• Prompt:
Scan the entries below. List each line with "this".

---------- Material to process ----------

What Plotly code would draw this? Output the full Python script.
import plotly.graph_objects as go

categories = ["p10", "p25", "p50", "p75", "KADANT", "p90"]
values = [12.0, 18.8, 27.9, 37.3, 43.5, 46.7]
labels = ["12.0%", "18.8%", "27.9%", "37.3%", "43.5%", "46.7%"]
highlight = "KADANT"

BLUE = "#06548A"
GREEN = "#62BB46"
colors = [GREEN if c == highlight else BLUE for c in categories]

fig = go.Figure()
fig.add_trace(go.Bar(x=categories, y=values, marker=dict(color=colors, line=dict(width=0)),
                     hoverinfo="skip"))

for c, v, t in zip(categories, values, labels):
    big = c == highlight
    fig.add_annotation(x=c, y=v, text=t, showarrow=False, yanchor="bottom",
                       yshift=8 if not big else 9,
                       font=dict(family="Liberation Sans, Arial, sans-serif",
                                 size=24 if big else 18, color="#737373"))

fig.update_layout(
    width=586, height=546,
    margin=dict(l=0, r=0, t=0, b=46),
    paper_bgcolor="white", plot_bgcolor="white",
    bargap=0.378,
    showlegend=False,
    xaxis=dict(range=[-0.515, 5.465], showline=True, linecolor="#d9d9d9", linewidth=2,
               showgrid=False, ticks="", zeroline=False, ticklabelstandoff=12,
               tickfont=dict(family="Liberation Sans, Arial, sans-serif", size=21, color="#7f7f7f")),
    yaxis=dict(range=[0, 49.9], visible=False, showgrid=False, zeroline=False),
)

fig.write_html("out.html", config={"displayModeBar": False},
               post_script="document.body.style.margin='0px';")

----------
---------- Material to process ----------

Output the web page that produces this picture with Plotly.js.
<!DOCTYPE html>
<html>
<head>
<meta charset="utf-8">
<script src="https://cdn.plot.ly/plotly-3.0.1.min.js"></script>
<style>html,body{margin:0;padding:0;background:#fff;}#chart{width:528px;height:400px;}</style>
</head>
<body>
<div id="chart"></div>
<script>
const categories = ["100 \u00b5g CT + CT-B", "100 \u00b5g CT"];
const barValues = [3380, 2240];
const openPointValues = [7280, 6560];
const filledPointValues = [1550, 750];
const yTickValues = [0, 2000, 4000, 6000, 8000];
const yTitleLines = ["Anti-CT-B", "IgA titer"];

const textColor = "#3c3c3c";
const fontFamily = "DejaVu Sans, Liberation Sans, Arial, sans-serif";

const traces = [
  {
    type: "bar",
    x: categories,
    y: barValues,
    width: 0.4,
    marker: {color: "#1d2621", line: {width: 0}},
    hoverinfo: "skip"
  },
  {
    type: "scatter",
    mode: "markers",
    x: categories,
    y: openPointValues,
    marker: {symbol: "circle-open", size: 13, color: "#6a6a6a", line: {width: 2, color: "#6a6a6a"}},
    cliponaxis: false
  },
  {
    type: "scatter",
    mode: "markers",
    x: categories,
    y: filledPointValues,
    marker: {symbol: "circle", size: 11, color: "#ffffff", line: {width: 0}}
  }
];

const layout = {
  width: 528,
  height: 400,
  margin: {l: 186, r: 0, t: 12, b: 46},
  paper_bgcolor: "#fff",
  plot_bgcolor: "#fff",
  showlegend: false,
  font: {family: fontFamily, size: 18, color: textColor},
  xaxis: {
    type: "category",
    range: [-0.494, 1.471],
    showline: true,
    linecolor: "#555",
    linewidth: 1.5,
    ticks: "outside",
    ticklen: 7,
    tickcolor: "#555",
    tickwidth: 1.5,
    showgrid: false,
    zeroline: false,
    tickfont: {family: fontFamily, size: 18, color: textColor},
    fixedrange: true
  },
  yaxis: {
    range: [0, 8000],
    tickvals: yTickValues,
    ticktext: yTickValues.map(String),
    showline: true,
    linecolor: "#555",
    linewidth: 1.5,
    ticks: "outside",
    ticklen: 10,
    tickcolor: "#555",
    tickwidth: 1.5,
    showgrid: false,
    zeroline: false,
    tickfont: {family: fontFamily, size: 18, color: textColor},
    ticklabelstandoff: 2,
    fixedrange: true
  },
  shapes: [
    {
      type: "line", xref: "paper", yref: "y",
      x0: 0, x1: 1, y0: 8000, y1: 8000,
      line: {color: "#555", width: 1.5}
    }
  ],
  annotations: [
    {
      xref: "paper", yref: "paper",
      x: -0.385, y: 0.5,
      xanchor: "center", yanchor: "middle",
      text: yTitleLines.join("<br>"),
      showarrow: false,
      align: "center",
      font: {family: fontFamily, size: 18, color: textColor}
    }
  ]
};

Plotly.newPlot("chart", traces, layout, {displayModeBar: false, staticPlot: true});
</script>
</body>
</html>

----------
---------- Material to process ----------

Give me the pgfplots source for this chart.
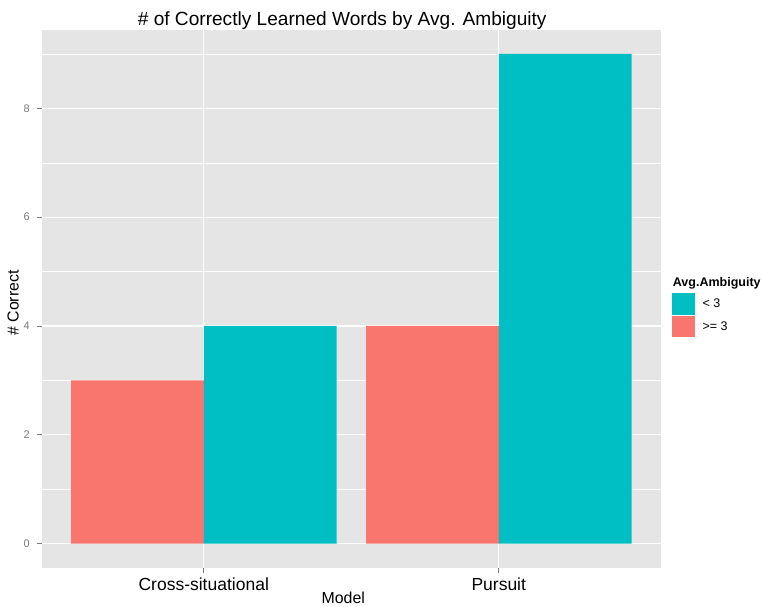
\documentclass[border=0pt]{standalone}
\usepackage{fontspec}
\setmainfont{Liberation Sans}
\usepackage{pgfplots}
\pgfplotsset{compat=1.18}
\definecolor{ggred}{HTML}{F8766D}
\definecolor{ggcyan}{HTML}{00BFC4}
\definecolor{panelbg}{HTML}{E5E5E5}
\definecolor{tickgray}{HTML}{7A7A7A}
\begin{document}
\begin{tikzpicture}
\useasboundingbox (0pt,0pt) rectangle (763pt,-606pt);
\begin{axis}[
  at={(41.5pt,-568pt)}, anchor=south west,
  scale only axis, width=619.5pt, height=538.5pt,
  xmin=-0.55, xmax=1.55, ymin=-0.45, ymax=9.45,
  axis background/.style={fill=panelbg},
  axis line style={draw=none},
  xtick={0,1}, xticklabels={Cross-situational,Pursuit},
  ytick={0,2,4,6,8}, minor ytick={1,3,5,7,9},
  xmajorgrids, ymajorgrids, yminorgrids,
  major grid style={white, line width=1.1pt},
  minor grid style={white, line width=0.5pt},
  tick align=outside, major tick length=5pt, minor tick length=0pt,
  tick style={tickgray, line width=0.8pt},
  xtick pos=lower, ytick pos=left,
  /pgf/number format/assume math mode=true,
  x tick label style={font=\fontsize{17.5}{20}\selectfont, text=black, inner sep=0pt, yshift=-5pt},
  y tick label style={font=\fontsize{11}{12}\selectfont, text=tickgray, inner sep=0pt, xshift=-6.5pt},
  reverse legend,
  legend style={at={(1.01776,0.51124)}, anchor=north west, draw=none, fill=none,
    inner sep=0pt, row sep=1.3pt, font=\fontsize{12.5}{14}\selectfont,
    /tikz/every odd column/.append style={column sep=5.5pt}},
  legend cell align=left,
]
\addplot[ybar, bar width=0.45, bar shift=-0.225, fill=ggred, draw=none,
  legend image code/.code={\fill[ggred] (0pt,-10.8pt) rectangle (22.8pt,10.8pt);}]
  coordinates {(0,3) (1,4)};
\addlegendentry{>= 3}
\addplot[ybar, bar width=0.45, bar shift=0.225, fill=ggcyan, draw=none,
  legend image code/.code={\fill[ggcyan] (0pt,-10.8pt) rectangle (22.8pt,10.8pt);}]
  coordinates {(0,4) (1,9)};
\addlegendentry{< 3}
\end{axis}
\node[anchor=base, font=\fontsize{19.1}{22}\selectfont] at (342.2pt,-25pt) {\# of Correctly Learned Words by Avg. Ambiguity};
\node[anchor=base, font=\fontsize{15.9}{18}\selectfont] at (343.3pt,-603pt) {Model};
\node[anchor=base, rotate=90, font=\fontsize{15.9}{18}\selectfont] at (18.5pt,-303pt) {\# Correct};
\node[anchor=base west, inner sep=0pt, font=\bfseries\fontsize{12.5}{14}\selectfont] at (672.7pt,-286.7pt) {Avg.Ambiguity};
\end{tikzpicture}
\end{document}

----------

• Task response:
What Plotly code would draw this? Output the full Python script.
Output the web page that produces this picture with Plotly.js.
Give me the pgfplots source for this chart.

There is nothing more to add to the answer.